The technology described in this short story has been analysed in a blog post from Lovecraftian Science. Unfortunately, it seems that very little can be said about the "portable telephone" except that it connects two telephones directly by wire, just a very long wire. Certainly it's a far cry from modern-day "mobile phones". Quoting from that blog post:

As Leslie S. Klinger has noted in The Annotated H.P. Lovecraft (2014) on “The Statement of Randolph Carter,” information on a phone system as described by Lovecraft – where two telephones are directly connected to each other by wire – is not widely available. Apparently, Frederick F. Strong filed a patent application in 1905 for a portable telephone unit where two phones were connected with wire (Klinger, 2014).

Lovecraft's dream and story from 1919 come from an era when telephone technology was rather new and developing very rapidly:

Additionally, the first coast to coast long-distance telephone call was in 1915 between Alexander Graham Bell in New York City and his formal assistant Thomas Augustus Watson in San Francisco.

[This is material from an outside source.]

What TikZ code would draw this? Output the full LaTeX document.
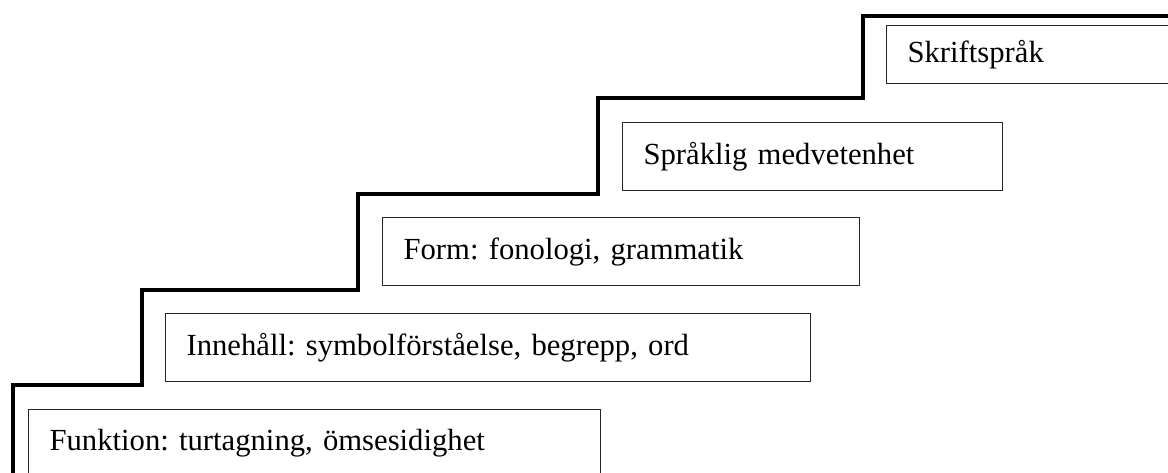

By 1904 more than three million phones in the United States were connected to manual switchboard exchanges. Given the quick-based, technological evolution of the telephone, it was not surprising that Warren and Carter had a portable telephone outfit.

So it's hard to say exactly how far telephone technology had progressed in exactly Lovecraft's circles in exactly December 1919. However, I did find the patent application by Frederick F. Strong for a "portable telephone apparatus" (note the exact same phrase "portable telephone" as in Lovecraft's letter and story). You can read the patent application in full (4-page PDF link) (filed in 1905, granted in 1908) or just look at the pretty pictures:

Strong patent diagrams

It's probably impossible to know if Lovecraft was aware of this or similar inventions, but that seems to be what people would be thinking of in those days if they talked about "portable telephones": two boxes connected by long wires. Wireless technology wasn't much of a thing back then.